No. 3 – Melton Thoroughbreds
- Position: Power forward
- League: Big V D1

Personal information
- Born: March 17, 1984 (age 41) Springfield, Ohio
- Nationality: American
- Listed height: 6 ft 7 in (2.01 m)
- Listed weight: 220 lb (100 kg)

Career information
- High school: Oak Hill Academy (Mouth of Wilson, Virginia)
- College: Ohio State (2003–2007)
- NBA draft: 2007: undrafted
- Playing career: 2007–present

Career history
- 2007–2008: Lappeenrannan NMKY
- 2008–2010: Erie BayHawks
- 2010: Gimnasia CR
- 2010: Atletico Biguá
- 2011: Ballarat Miners
- 2011: Miyazaki Shining Suns
- 2013: NBA D-League Select (Summer League)
- 2013: Halifax Rainmen
- 2015–present: Melton Thoroughbreds

Career highlights
- Big V D1 champion (2015); Big V D1 Grand Final MVP (2015); Finnish Cup champion (2008); McDonald's All-American (2003); Fourth-team Parade All-American (2003);

= Ivan Harris =

American basketball player

Ivan Troy Harris (born March 17, 1984) is an American professional basketball player who currently plays for the Melton Thoroughbreds of the Big V Division One. He played college basketball for Ohio State University before playing professionally in for the NBA Development League as well as playing in Finland, Australia, Argentina, Uruguay, Japan, Romania and Canada.

==College career==
Harris, a 6'7" forward from Springfield, Ohio, attended Oak Hill Academy before playing four years of college basketball for Ohio State. During his senior year, the Buckeyes were the runners-up in the 2007 NCAA Tournament. In 127 career games, he averaged 5.7 points and 2.3 rebounds per game.

==Professional career==
After going undrafted in the 2007 NBA draft, Harris moved to Finland and signed with Lappeenrannan NMKY for the 2007–08 Korisliiga season. In 30 games for Lappeenrannan, he averaged 12.7 points and 4.1 rebounds per game. He also averaged 12.3 points and 3.4 rebounds in eight Eurocup games.

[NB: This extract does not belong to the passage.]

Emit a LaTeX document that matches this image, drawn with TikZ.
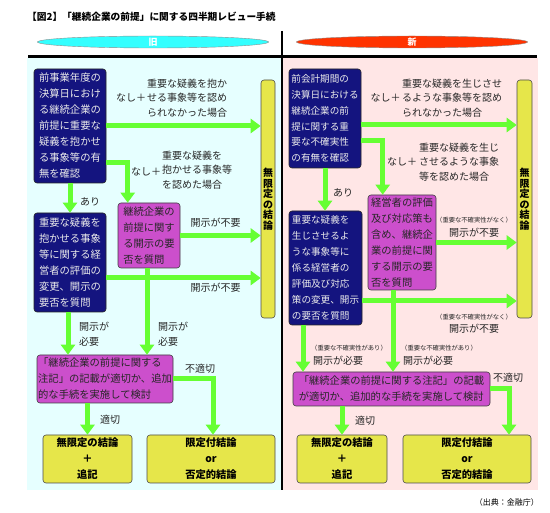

In October 2008, Harris joined the Erie BayHawks of the NBA Development League. He played two seasons for Erie and averaged 14.0 points and 4.5 rebounds in 99 total games.

In late 2010, Harris had two short-lived stints with Gimnasia CR of Argentina and Atletico Biguá of Uruguay. In February 2011, he signed with the Ballarat Miners for the 2011 SEABL season.

In September 2011, Harris signed with the Miyazaki Shining Suns for the 2011–12 bj league season. He later left Miyazaki in December 2011 after appearing in 21 games.

In January 2013, Harris joined BC Perla Harghitei Miercurea Ciuc of Romania's Liga Națională.

In August 2013, Harris signed with Halifax Rainmen for the 2013–14 NBL Canada season. He left the team in November 2013 after appearing in just five games.

In March 2015, Harris signed with the Melton Thoroughbreds for the 2015 Big V Division One season. He had a great season for the Thoroughbreds, helping his team win the 2015 Big V D1 championship with a 2–0 Grand Final series win over the Latrobe City Energy. He subsequently earned Grand Final MVP honors after scoring 26 points in Game 1, and 19 points in Game 2. He appeared in all 26 games for the Thoroughbreds and averaged 19.4 points, 6.0 rebounds and 1.1 steals per game.

On October 1, 2015, Harris re-signed with the Thoroughbreds on a two-year deal. He is currently with the Thoroughbreds still.